Her mother, Ma Yaolan, has crocheted shirts, jackets and coats for three decades — a work that, due to her head being bowed down for most of the time, has left her with severe cervical spondylosis. The condition, said Ma, leads to insufficient blood supply to the brain, and landed her mother in hospital twice.

"During her second hospitalization, I began to think about what made her carry on, despite the difficulties," said Ma. That's when she picked up crocheting again. Like her mother, she spent hours on end pulling loops through one another with a little needle. But, unlike before, the work didn't bore her. "While I tried to understand her, I found the fun of crochet as well."

Ma has decided that she will carry her community's traditional crochet craft into the future. For the past one and a half months she was in Shanghai to participate in a program that helps find a way forward for garments produced in a traditional way by China's ethnic minorities. Members from communities across China joined the workshops at the Shanghai Institute of Visual Art, and many, including Ma, now feel reaffirmed in their decision.

"The program made me think over again why I decided to pursue the career, which I once despised so much," said Ma. In a way, she said that she felt the responsibility to make sure that the crochet craft of the Hui minority survived. And that, she realized during the workshop, would only be possible if she managed to adapt it for modern day society.

"Protecting culture is not keeping the culture in a display case, but to make the culture part of people's daily life," said Yu Zhenwei, the institute's vice president.

The first thing the future 'inheritors' had to learn, he said, was to take their craft off of its pedestal.

"The key part is to break the old thoughts that the culture belongs only to 'old tradition'." Like other traditional crafts, the Hui's culture of wearing crocheted garments can be adopted to fit modern styles, he said.

The workshop taught Ma "how to blend the traditional fashion into modern people's lives," she said.

"Before, I believed that traditions should stay traditional, so I always stuck to the old patterns and styles," she said.

For her final work, Ma chose to crochet a long waistcoat and a Taqiyah, a praying cap. Both are white, considered the purest color in Islamic culture, Ma said. The sleeveless waistcoat can be worn over pants and a shirt, giving the outfit a simple elegance.

"Apart from Islamic culture, I'm also thinking to use elements of my hometown in crochet design," said Ma. "Even food, such as da la pi (tossed clear noodle), can be designed into a pattern."

All garments selected for the program belong to China's intangible cultural heritage. As fast fashion is available across the country, fewer and fewer people are interested in wearing traditional garments, and the old masters have nobody to pass their craft on to. Sichuan embroidery has suffered such a fate.
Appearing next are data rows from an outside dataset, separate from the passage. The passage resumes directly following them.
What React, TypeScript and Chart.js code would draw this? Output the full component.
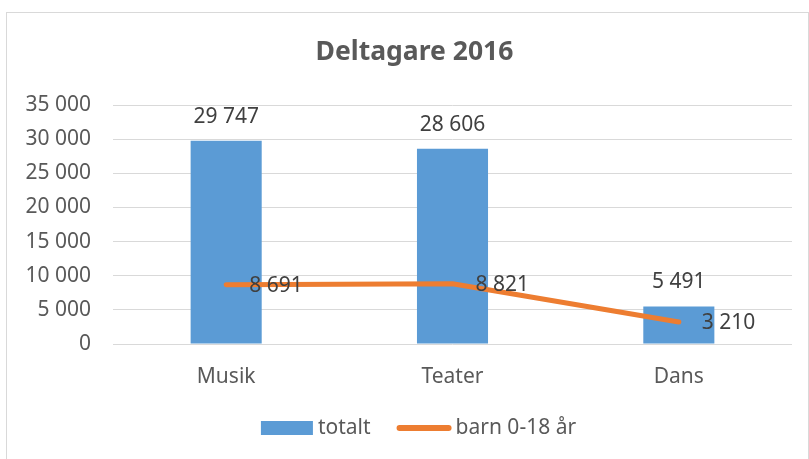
import React, { useEffect, useRef } from "react";
import { Chart, registerables } from "chart.js";

Chart.register(...registerables);

const categories = ["Musik", "Teater", "Dans"];
const totalt = [29747, 28606, 5491];
const barn = [8691, 8821, 3210];
const seriesNames = ["totalt", "barn 0-18 år"];
const titleText = "Deltagare 2016";

const FONT = "'Noto Sans', 'Open Sans', sans-serif";
const BLUE = "#5B9BD5";
const ORANGE = "#ED7D31";
const GRAY_TEXT = "#595959";
const LABEL_TEXT = "#404040";
const GRID = "#D9D9D9";

const fmt = (v: number) => String(Math.round(v)).replace(/\B(?=(\d{3})+(?!\d))/g, " ");

const borderPlugin = {
  id: "frameBorder",
  beforeDraw(chart: any) {
    const ctx = chart.ctx;
    ctx.save();
    ctx.fillStyle = "#FFFFFF";
    ctx.fillRect(0, 0, chart.width, chart.height);
    ctx.strokeStyle = GRID;
    ctx.lineWidth = 1;
    ctx.strokeRect(6.5, 12.5, 802, 700);
    ctx.restore();
  },
};

const titlePlugin = {
  id: "customTitle",
  afterDraw(chart: any) {
    const ctx = chart.ctx;
    ctx.save();
    ctx.font = `bold 26.5px ${FONT}`;
    ctx.fillStyle = GRAY_TEXT;
    ctx.textAlign = "center";
    ctx.textBaseline = "middle";
    ctx.fillText(titleText, chart.width / 2 + 10, 52);
    ctx.restore();
  },
};

const labelPlugin = {
  id: "valueLabels",
  afterDatasetsDraw(chart: any) {
    const ctx = chart.ctx;
    ctx.save();
    ctx.font = `21px ${FONT}`;
    ctx.fillStyle = LABEL_TEXT;
    ctx.textBaseline = "middle";
    chart.data.datasets.forEach((ds: any, di: number) => {
      const meta = chart.getDatasetMeta(di);
      meta.data.forEach((el: any, i: number) => {
        const v = ds.data[i] as number;
        if (meta.type === "bar") {
          ctx.textAlign = "center";
          ctx.fillText(fmt(v), el.x, el.y - 24);
        } else {
          ctx.textAlign = "left";
          ctx.fillText(fmt(v), el.x + 23, el.y + 1);
        }
      });
    });
    ctx.restore();
  },
};

const legendPlugin = {
  id: "customLegend",
  afterDraw(chart: any) {
    const ctx = chart.ctx;
    ctx.save();
    ctx.font = `21px ${FONT}`;
    ctx.textBaseline = "middle";
    ctx.textAlign = "left";
    const w1 = ctx.measureText(seriesNames[0]).width;
    const w2 = ctx.measureText(seriesNames[1]).width;
    const total = 52 + 5 + w1 + 26 + 55 + 4 + w2;
    const cy = 428;
    let x = chart.width / 2 + 14 - total / 2;
    ctx.fillStyle = BLUE;
    ctx.fillRect(x, cy - 7, 52, 14);
    x += 57;
    ctx.fillStyle = GRAY_TEXT;
    ctx.fillText(seriesNames[0], x, cy);
    x += w1 + 26;
    ctx.strokeStyle = ORANGE;
    ctx.lineWidth = 6;
    ctx.lineCap = "round";
    ctx.beginPath();
    ctx.moveTo(x + 3, cy);
    ctx.lineTo(x + 52, cy);
    ctx.stroke();
    x += 59;
    ctx.fillText(seriesNames[1], x, cy);
    ctx.restore();
  },
};

export default function App() {
  const ref = useRef<HTMLCanvasElement | null>(null);
  useEffect(() => {
    if (!ref.current) return;
    const chart = new Chart(ref.current, {
      type: "bar",
      data: {
        labels: categories,
        datasets: [
          {
            type: "line",
            label: seriesNames[1],
            data: barn,
            borderColor: ORANGE,
            backgroundColor: ORANGE,
            borderWidth: 5,
            pointRadius: 0,
            pointHoverRadius: 0,
            borderCapStyle: "round",
            borderJoinStyle: "round",
            tension: 0,
            order: 0,
          } as any,
          {
            type: "bar",
            label: seriesNames[0],
            data: totalt,
            backgroundColor: BLUE,
            borderWidth: 0,
            barPercentage: 0.314,
            categoryPercentage: 1,
            order: 1,
          },
        ],
      },
      options: {
        responsive: false,
        animation: false,
        layout: { padding: { left: 0, right: 17, top: 105, bottom: 60 } },
        plugins: {
          legend: { display: false },
          tooltip: { enabled: false },
          title: { display: false },
        },
        scales: {
          x: {
            grid: { display: false, drawTicks: false },
            border: { display: false },
            ticks: { color: GRAY_TEXT, font: { family: FONT, size: 21 }, padding: 20 },
            afterFit: (s: any) => { s.height = 55; },
          },
          y: {
            min: 0,
            max: 35000,
            grid: { color: GRID, lineWidth: 1, drawTicks: false },
            border: { display: false },
            ticks: {
              stepSize: 5000,
              color: GRAY_TEXT,
              font: { family: FONT, size: 21 },
              padding: 22,
              callback: (v: any) => fmt(Number(v)),
            },
            afterFit: (s: any) => { s.width = 113; },
          },
        },
      },
      plugins: [borderPlugin, titlePlugin, labelPlugin, legendPlugin],
    });
    return () => chart.destroy();
  }, []);
  return (
    <div style={{ position: "fixed", left: 0, top: 0, width: 809, height: 459 }}>
      <canvas ref={ref} width={809} height={459} />
    </div>
  );
}
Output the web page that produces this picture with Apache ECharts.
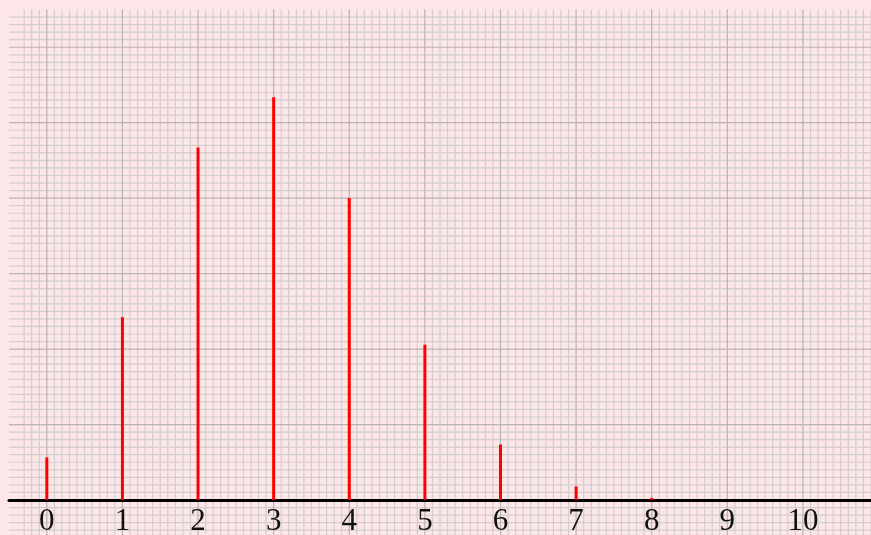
<!DOCTYPE html>
<html>
<head>
<meta charset="utf-8">
<script src="https://cdn.jsdelivr.net/npm/echarts@6/dist/echarts.min.js"></script>
<style>
  html, body { margin: 0; padding: 0; background: #fde6e7; }
  #chart { width: 871px; height: 535px; }
</style>
</head>
<body>
<div id="chart"></div>
<script>
// Binomial pmf, n = 10, p = 0.3
const categories = [0, 1, 2, 3, 4, 5, 6, 7, 8, 9, 10];
const probabilities = [0.0282, 0.1211, 0.2335, 0.2668, 0.2001, 0.1029, 0.0368, 0.0090, 0.0014, 0.0001, 0.0000];
const tickLabels = ['0', '1', '2', '3', '4', '5', '6', '7', '8', '9', '10'];

// Plotting window in data units; the paper continues below y = 0
const X_MIN = -0.5, X_MAX = 10.9;
const Y_MIN = 0, Y_MAX = 0.325;
const PAPER_BOTTOM = -0.0235;

// Graph-paper spacing: majors every 1 (x) / 0.05 (y), ten minors per major
const X_MINOR = 0.1, Y_MINOR = 0.005;

function paperGrid(params, api) {
  const children = [];
  const minorStyle = { stroke: '#d2cdce', lineWidth: 1.2 };
  const majorStyle = { stroke: '#b9b3b3', lineWidth: 1.2 };
  // vertical lines
  for (let k = Math.ceil((X_MIN + 1e-9) / X_MINOR) + 1; k * X_MINOR <= X_MAX + 1e-9; k++) {
    const x = k * X_MINOR;
    const p0 = api.coord([x, Y_MAX]);
    const p1 = api.coord([x, PAPER_BOTTOM]);
    const major = k % 10 === 0;
    children.push({
      type: 'line',
      shape: { x1: p0[0], y1: p0[1], x2: p1[0], y2: p1[1] },
      style: major ? majorStyle : minorStyle,
      z2: major ? 2 : 1
    });
  }
  // horizontal lines
  for (let k = Math.ceil(PAPER_BOTTOM / Y_MINOR); k * Y_MINOR <= Y_MAX - 0.004; k++) {
    const y = k * Y_MINOR;
    const p0 = api.coord([X_MIN, y]);
    const p1 = api.coord([X_MAX, y]);
    const major = k % 10 === 0;
    children.push({
      type: 'line',
      shape: { x1: p0[0], y1: p0[1], x2: p1[0], y2: p1[1] },
      style: major ? majorStyle : minorStyle,
      z2: major ? 2 : 1
    });
  }
  return { type: 'group', children: children };
}

const chart = echarts.init(document.getElementById('chart'), null, { renderer: 'canvas' });

chart.setOption({
  animation: false,
  backgroundColor: '#fde6e7',
  grid: { left: 9, right: 0, top: 9.5, bottom: 35, containLabel: false, outerBoundsMode: 'none' },
  xAxis: {
    type: 'value',
    min: X_MIN,
    max: X_MAX,
    z: 2,
    axisLine: { show: true, onZero: false, lineStyle: { color: '#000', width: 3 } },
    axisTick: { show: false },
    splitLine: { show: false },
    axisLabel: {
      customValues: categories,
      formatter: function (v) { return tickLabels[categories.indexOf(Math.round(v))]; },
      fontFamily: 'Liberation Serif',
      fontSize: 31,
      color: '#111',
      margin: 6
    }
  },
  yAxis: {
    type: 'value',
    min: Y_MIN,
    max: Y_MAX,
    show: false,
    splitLine: { show: false }
  },
  series: [
    {
      type: 'custom',
      silent: true,
      z: 1,
      clip: false,
      renderItem: paperGrid,
      data: [[0, 0]]
    },
    {
      type: 'bar',
      barWidth: 3,
      z: 3,
      itemStyle: { color: '#ff0000' },
      data: categories.map(function (c, i) { return [c, probabilities[i]]; })
    }
  ]
});
</script>
</body>
</html>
Once known as one of the four most important embroidery styles in China, Sichuan embroidery was as popular gift and souvenir up until the 1990s. Designs remained the same for decades, and factories worked on outdated, inefficient production lines under old-fashioned management regimes. Better infrastructure and a wider range of souvenirs saw tourism sales decline. More than 10 years ago, the last embroidery plant shut down.

Now, there's a small revival, said Wang Hui from Chongqing, who hopes to call herself a Sichuan embroidery inheritor in the future.

In a newspaper article, Wang read about a local master who noted the craft's disappearance. She decided to phone him. Today, the man from the article is Wang's master.

"I have my own fashion company, and I was very keen to incorporate Sichuan embroidery into my designs," said Wang, adding that she had been interested in embroidery since she was a child.

The workshop gave Wang new ideas. After she returns home, Wang said that she would try to work on ways to include embroidery in more daily fashion.

"I believe that I can help bring the embroidery to the top again," she said.

Ma, too, is excited to return home to apply what she has learned in Shanghai.

"The lecturers broadened my mind. Now I know I can use my imagination and my interest and everything in designing crochets," she said.